Caleb Steward was buried on the depth chart at running back and though he did receive some carries, it was clear that not only now sophomore Keshawn King is way ahead of him on the depth chart, but also redshirt freshman Tahj Gary also looked like he was ahead of Steward. Steward's path to major playing time was almost nonexistent in Blacksburg with Steward being the type of player that you would expect to transfer, especially given how Tech added more running backs that would have buried Steward farther down the depth chart.

The lone surprise is Jacoby Pinckney, the freshman WR who redshirted this past season. Pinckney was highly thought of when he was arrived in Blacksburg a part of an impressive WR class with Tayvion Robinson, Jaden Payoute, and Elijah Bowick.

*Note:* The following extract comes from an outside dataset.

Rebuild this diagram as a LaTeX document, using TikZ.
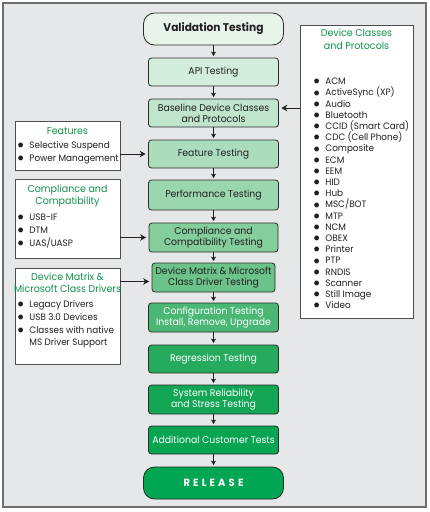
\documentclass[tikz,border=0pt]{standalone}
\usepackage{fontspec}
\usepackage{graphicx}
\setmainfont{Poppins}[FakeStretch=0.95]
\usetikzlibrary{arrows.meta}
\definecolor{bgc}{HTML}{E6E7E8}
\definecolor{frame}{HTML}{6D6E71}
\definecolor{boxline}{HTML}{2B2B2B}
\definecolor{sideline}{HTML}{4D4D4F}
\definecolor{headc}{HTML}{12924A}
\definecolor{txt}{HTML}{231F20}
\definecolor{c0}{HTML}{E6F4EA}
\definecolor{c1}{HTML}{D2EDDB}
\definecolor{c2}{HTML}{BFE5CC}
\definecolor{c3}{HTML}{ABDDBC}
\definecolor{c4}{HTML}{9AD6AE}
\definecolor{c5}{HTML}{84CD9C}
\definecolor{c6}{HTML}{6CC38A}
\definecolor{c7}{HTML}{4AB774}
\definecolor{c8}{HTML}{26AB5E}
\definecolor{c9}{HTML}{12A655}
\definecolor{c10}{HTML}{07A451}
\definecolor{c11}{HTML}{00A651}
\newcommand{\mainfs}{\fontsize{9.8}{11}\selectfont}
\newcommand{\sidefs}{\fontsize{9.3}{11.2}\selectfont}
\newcommand{\leftfs}{\fontsize{9.3}{12.7}\selectfont}
\newcommand{\headfs}{\fontsize{10}{12.3}\selectfont}
\newcommand{\bul}{\raisebox{-0.2pt}{\scalebox{1.35}{$\bullet$}}\hspace{5.5pt}}
\newcommand{\nobul}{\hphantom{\scalebox{1.35}{$\bullet$}}\hspace{5.5pt}}
\tikzset{
  mbox/.style={draw=boxline, line width=0.8pt, rounded corners=3pt,
    minimum width=130pt, minimum height=28pt, align=center, inner sep=1pt,
    font=\mainfs, text=txt},
  wbox/.style={mbox, text=white},
  endbox/.style={mbox, minimum width=140pt, minimum height=32pt, rounded corners=11pt},
  sbox/.style={draw=sideline, fill=white, line width=0.8pt, inner sep=0pt},
  headtext/.style={anchor=north, align=center, inner sep=0pt, text=headc, font=\headfs},
  itemtext/.style={anchor=north west, align=left, inner sep=0pt, text=txt},
  flow/.style={-{Stealth[length=4.5pt,width=5pt,inset=1.2pt]}, line width=0.8pt, shorten >=1.5pt, draw=txt},
  feed/.style={-{Stealth[length=6pt,width=6.5pt,inset=2pt]}, line width=0.8pt, shorten >=2.5pt, draw=txt}
}
\begin{document}
\begin{tikzpicture}[x=1pt,y=-1pt]
\useasboundingbox (0,0) rectangle (429,512);
\path[fill=bgc, draw=frame, line width=1.6pt] (3,3) rectangle (426,507);
% main column
\node[endbox, fill=c0, font=\fontsize{11.2}{12}\selectfont\bfseries] (val) at (213.5,29) {Validation Testing};
\node[mbox, fill=c1] (api) at (213.5,72) {API Testing};
\node[mbox, fill=c2] (base) at (213.5,113) {Baseline Device Classes\\and Protocols};
\node[mbox, fill=c3] (feat) at (213.5,154) {Feature Testing};
\node[mbox, fill=c4, minimum height=30pt] (perf) at (213.5,195) {Performance Testing};
\node[mbox, fill=c5, minimum width=129pt, minimum height=29pt] (comp) at (213.5,237.5) {Compliance and\\Compatibility Testing};
\node[mbox, fill=c6, minimum width=123pt, minimum height=29pt] (dmt) at (213.5,277.5) {Device Matrix \& Microsoft\\Class Driver Testing};
\node[wbox, fill=c7, minimum height=29pt] (conf) at (213.5,317.5) {Configuration Testing\\Install, Remove, Upgrade};
\node[wbox, fill=c8] (reg) at (213.5,359) {Regression Testing};
\node[wbox, fill=c9, minimum height=29pt] (sys) at (213.5,399.5) {System Reliability\\and Stress Testing};
\node[wbox, fill=c10] (add) at (213.5,440) {Additional Customer Tests};
\node[endbox, fill=c11, text=white, font=\fontsize{10.5}{12}\selectfont\bfseries\addfontfeature{LetterSpace=30}] (rel) at (213.5,483) {RELEASE};
\draw[flow] (val) -- (api);
\draw[flow] (api) -- (base);
\draw[flow] (base) -- (feat);
\draw[flow] (feat) -- (perf);
\draw[flow] (perf) -- (comp);
\draw[flow] (comp) -- (dmt);
\draw[flow] (dmt) -- (conf);
\draw[flow] (conf) -- (reg);
\draw[flow] (reg) -- (sys);
\draw[flow] (sys) -- (add);
\draw[flow] (add) -- (rel);
% right box
\node[sbox, minimum width=113pt, minimum height=293pt] (rbox) at (356.5,171.5) {};
\node[headtext] (rhead) at (356.5,29) {Device Classes\\and Protocols};
\node[itemtext, font=\sidefs] (ritems) at (313.5,78) {\bul ACM\\\bul ActiveSync (XP)\\\bul Audio\\\bul Bluetooth\\\bul CCID (Smart Card)\\\bul CDC (Cell Phone)\\\bul Composite\\\bul ECM\\\bul EEM\\\bul HID\\\bul Hub\\\bul MSC/BOT\\\bul MTP\\\bul NCM\\\bul OBEX\\\bul Printer\\\bul PTP\\\bul RNDIS\\\bul Scanner\\\bul Still Image\\\bul Video};
\coordinate (bin) at ([yshift=5pt]base.east);
\draw[feed] (rbox.west |- bin) -- (bin);
% left boxes
\node[sbox, minimum width=105pt, minimum height=49pt] (fbox) at (67.5,145.5) {};
\node[headtext] (fhead) at (67.5,127) {Features};
\node[itemtext, font=\leftfs] (fitems) at (17.5,141.5) {\bul Selective Suspend\\\bul Power Management};
\draw[feed] (fbox.east |- feat.west) -- (feat.west);
\node[sbox, minimum width=105pt, minimum height=79pt] (cbox) at (67.5,218.5) {};
\node[headtext] (chead) at (67.5,184.5) {Compliance and\\Compatibility};
\node[itemtext, font=\leftfs] (citems) at (17.5,214) {\bul USB-IF\\\bul DTM\\\bul UAS/UASP};
\draw[feed] (cbox.east |- comp.west) -- (comp.west);
\node[sbox, minimum width=105pt, minimum height=96pt] (dbox) at (67.5,316) {};
\node[headtext] (dhead) at (67.5,272.5) {Device Matrix \&\\Microsoft Class Drivers};
\node[itemtext, font=\leftfs] (ditems) at (17.5,300.5) {\bul Legacy Drivers\\\bul USB 3.0 Devices\\\bul Classes with native\\\nobul MS Driver Support};
\coordinate (din) at ([yshift=-4pt]dmt.west);
\draw[feed] (dbox.east |- din) -- (din);
\end{tikzpicture}
\end{document}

Pinckney's departure is harder to explain, but Tech still has both Payoute and Bowick, who seem likely to receive backup roles in 2020, while also not sitting back, recently offering 2020 three-star WR Dallan Wright to add more long term depth.

Yes, you can't ignore the fact that these transfers, plus the transfer of Hazelton, caused a significant hit to the depth in the wide receiver room. However, while Hazelton was a surprise that definitely hurts in 2020, these transfers have a minimal impact other than shifting some depth guys up the depth chart. Tech also hasn't sat back either on their wide receiver depth chart with their heavy pursuit of Obialo and recent offer to Wright in pursuit of restoring their WR depth.

This has also given Tech some additional room under the 85-scholarship limit to pursue talented players like three-star CB Rashad Battle and three-star LB DJ Lundy along with other grad transfers to bring in help at more important places. Tech has likely known about these players' intentions for a while and is more than prepared unlike last year's surprise that led to the infamous #ItStartsNow team meeting.

Overall, not only did Tech not lose a single starter, but the Hokies also only lost a couple of contributing backups with either the pieces in town to replace them. Additionally, Tech has momentum for landing quality replacements in part via the same transfer portal that caused unnecessary panic among some Hokie fans on social media.

Welcome to 2020 and the outrage machine that can get fired up at any second, even for completely normal and reasonable happenings.